Monday Morning Cup of Coffee is a quick look at the news coming across the HousingWire weekend desk, with more coverage to come on bigger issues.

The U.S. economy seems to be well positioned as we head into the new year, with factors like the job market playing into what could be the best year yet for the economic recovery. An article in The Wall Street Journal, however, debates whether this is as good as it gets.

The article explains the two sides to the argument:

Pessimists cite mounting risks from overseas, especially deflation threats in many countries. Optimists point to momentum from a healing labor market, one that very likely will see 2014 go down as the best year for job growth in 15 years when the Labor Department releases its December employment report on Friday.

While the economy and consumers are in the best shape since the financial crisis, the article said that there are plenty of reasons to think the U.S. economy won’t break out of a steady but unspectacular growth rate.

First, overseas worries weigh heavily, from the prospect of financial or geopolitical turmoil emanating from Russia to China’s slowdown rocking the rest of the world

Check out the article for the other four reasons that could change the economy.

And the positive news for the economy reaches a lot farther than just to businesses and the financially savvy. An article in The Economist argues that there is mounting evidence that the benefits of the economic recovery — long concentrated among the rich — are spreading to ordinary Americans.

On December 23rd GDP growth for the third quarter was revised up to 5%—its fastest pace since 2003—having grown by a nearly-as-impressive 4.6% in the second quarter (see chart). To be sure, America is making up for ground lost in the first quarter, when GDP actually shrank because the weather was awful and companies cut inventories. For the past 12 months GDP is up 2.7%: respectable but not amazing. Forecasters surveyed by The Economist think America will grow 3% next year.

According to the article, there are two tailwinds that are helping create this progress: the big drop in the price of oil and growing incomes.

The median household’s real income is up 1.2% for the first 11 months of the year, according to Sentier Research, a private firm, a marked acceleration from the previous two years. That barely dents the 8% drop in median incomes between 2008 and 2011, but it does suggest that the expansion is finally reaching ordinary households.

The turn of the year also brings an onslaught of New Year's resolutions, which, for some, is to buy a new home. 
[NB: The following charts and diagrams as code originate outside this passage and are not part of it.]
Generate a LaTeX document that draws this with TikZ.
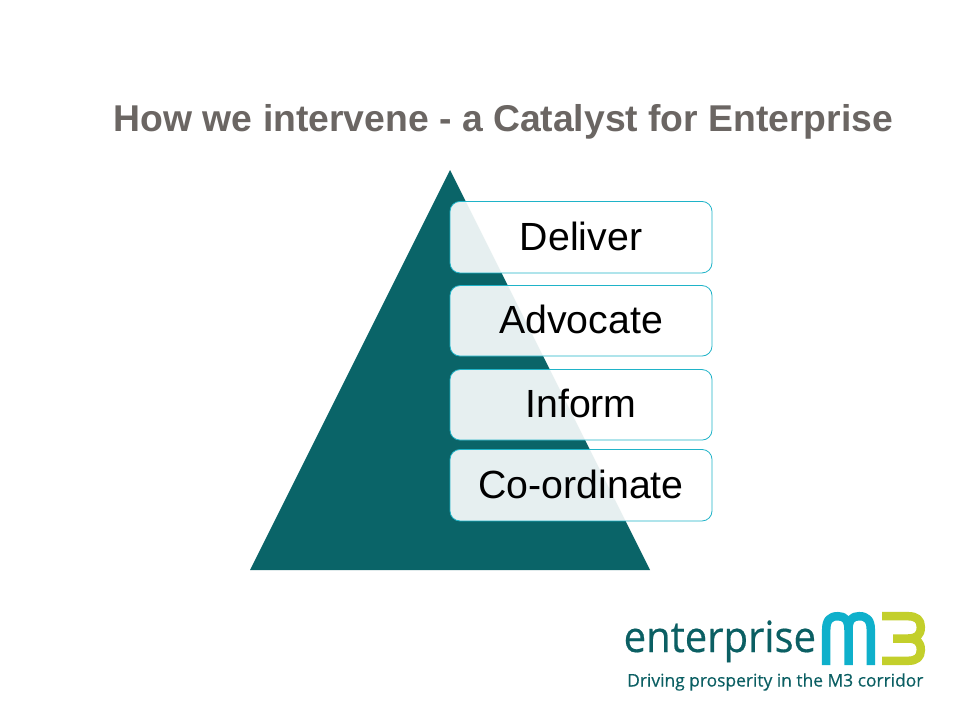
\documentclass[tikz,border=0pt]{standalone}
\usepackage{fontspec}
\setmainfont{Liberation Sans}
\newfontfamily\logofont{Open Sans}
\newfontfamily\brandfont[FakeStretch=0.93,FakeBold=0.4]{Open Sans}
\newfontfamily\tagfont[FakeBold=0.3]{Open Sans}
\definecolor{teal1}{HTML}{0A6468}
\definecolor{edge1}{HTML}{1FB3C8}
\definecolor{titlegrey}{HTML}{6B6663}
\definecolor{logoblue}{HTML}{0FB0CB}
\definecolor{logolime}{HTML}{C3CF2B}
\definecolor{logoteal}{HTML}{0B5F63}
\tikzset{
  tier/.style={draw=edge1,line width=0.8pt,fill=white,fill opacity=0.9,text opacity=1,rounded corners=10pt,
    minimum width=262pt,inner sep=0pt,font=\fontsize{39.3}{42}\selectfont,text=black},
  mstroke/.style={draw=logoblue,line width=8.5pt,line cap=butt,line join=round},
  tstroke/.style={draw=logolime,line width=8.5pt,line cap=butt,line join=round}
}
\begin{document}
\begin{tikzpicture}[x=1pt,y=-1pt]
\useasboundingbox (0,0) rectangle (960,720);
\fill[white] (0,0) rectangle (960,720);
\node[text=titlegrey,font=\fontsize{37.3}{40}\selectfont\bfseries,anchor=base] (title) at (503.5,131) {How we intervene - a Catalyst for Enterprise};
\fill[teal1] (450,170) -- (650,570) -- (250,570) -- cycle;
\node[tier,minimum height=71.5pt] (deliver) at (581,237.2) {\raisebox{2.5pt}{Deliver}};
\node[tier,minimum height=70.5pt] (advocate) at (581,320.8) {\raisebox{2.5pt}{Advocate}};
\node[tier,minimum height=70.5pt] (inform) at (581,404.8) {\raisebox{2.5pt}{Inform}};
\node[tier,minimum height=71.5pt] (coord) at (581,485.2) {\raisebox{2.5pt}{Co-ordinate}};
% logo
\node[anchor=base west,inner sep=0pt,text=logoteal,font=\brandfont\fontsize{43}{46}\selectfont] (brand) at (623.5,652) {enterprise};
\node[anchor=base west,inner sep=0pt,text=logoteal,font=\tagfont\fontsize{17.4}{20}\selectfont] (tag) at (627,686.5) {Driving prosperity in the M3 corridor};
\draw[mstroke] (826.2,665) -- (826.2,630) .. controls (826.2,620) and (830,616.2) .. (838,616.2) .. controls (845,616.2) and (848.5,620) .. (848.5,630) -- (848.5,665);
\draw[mstroke] (848.5,630) .. controls (848.5,620) and (852,616.2) .. (859,616.2) .. controls (867,616.2) and (870.8,620) .. (870.8,630) -- (870.8,665);
\draw[tstroke] (882,616.2) -- (908,616.2) .. controls (917,616.2) and (920.8,620) .. (920.8,627) .. controls (920.8,635) and (917,638.5) .. (908,638.5) -- (893,638.5);
\draw[tstroke] (908,638.5) .. controls (917,638.5) and (920.8,642) .. (920.8,650) .. controls (920.8,657) and (917,660.8) .. (908,660.8) -- (882,660.8);
\end{tikzpicture}
\end{document}
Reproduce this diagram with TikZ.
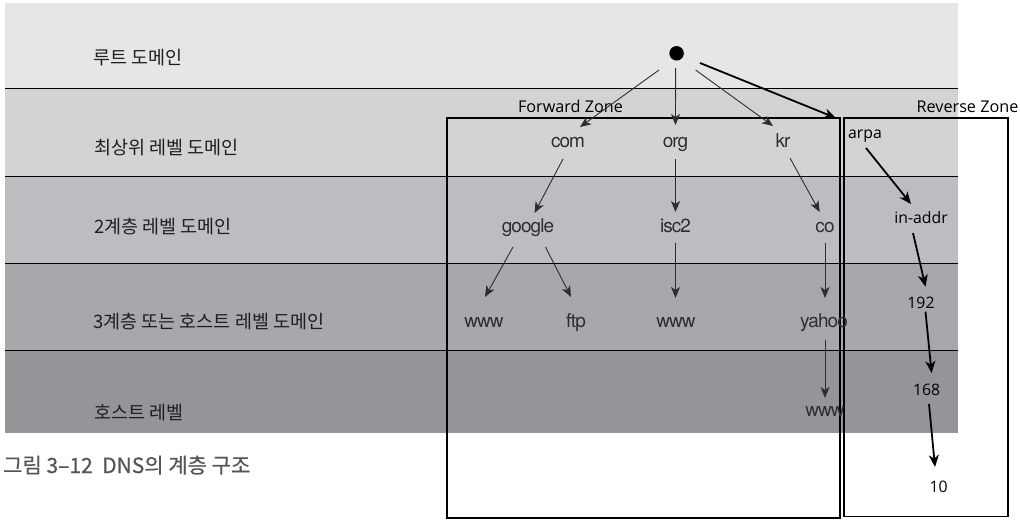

An article in the Santa Cruz Sentinel said that the ability to obtain a mortgage depends on the three basics: income, cash and credit, and offers these tips:

  1. Plan on filing your 2014 federal tax returns early and electronically.
  2. Hold off on buying that car. Current debts and payments on long term obligations (car payments, student loans, credit card payments, etc.) affect purchasing power.
  3. If you plan on paying off debt to help qualify for a larger mortgage, do it now, before you start the loan process.
  4. Know where your money is and how much you will have available.

Cyber attacks like that experienced by Home Depot (HD) last September are becoming more common, and it's not just large businesses who are in danger. 

Inc. published an infographic to help small businesses understand the legal requirements to protect themselves, noting that 50% of confirmed data breaches targeted small business with fewer than 1,000 employees.  

Click the link for the graphic to help make your business more secure in 2015.

This week is the first full week in 2015. The Federal Open Market Committee minutes will be released on Wednesday along with the national employment situation report on Friday.

No banks were reported closed the week ending Dec. 26, according to the Federal Deposit Insurance Corporation.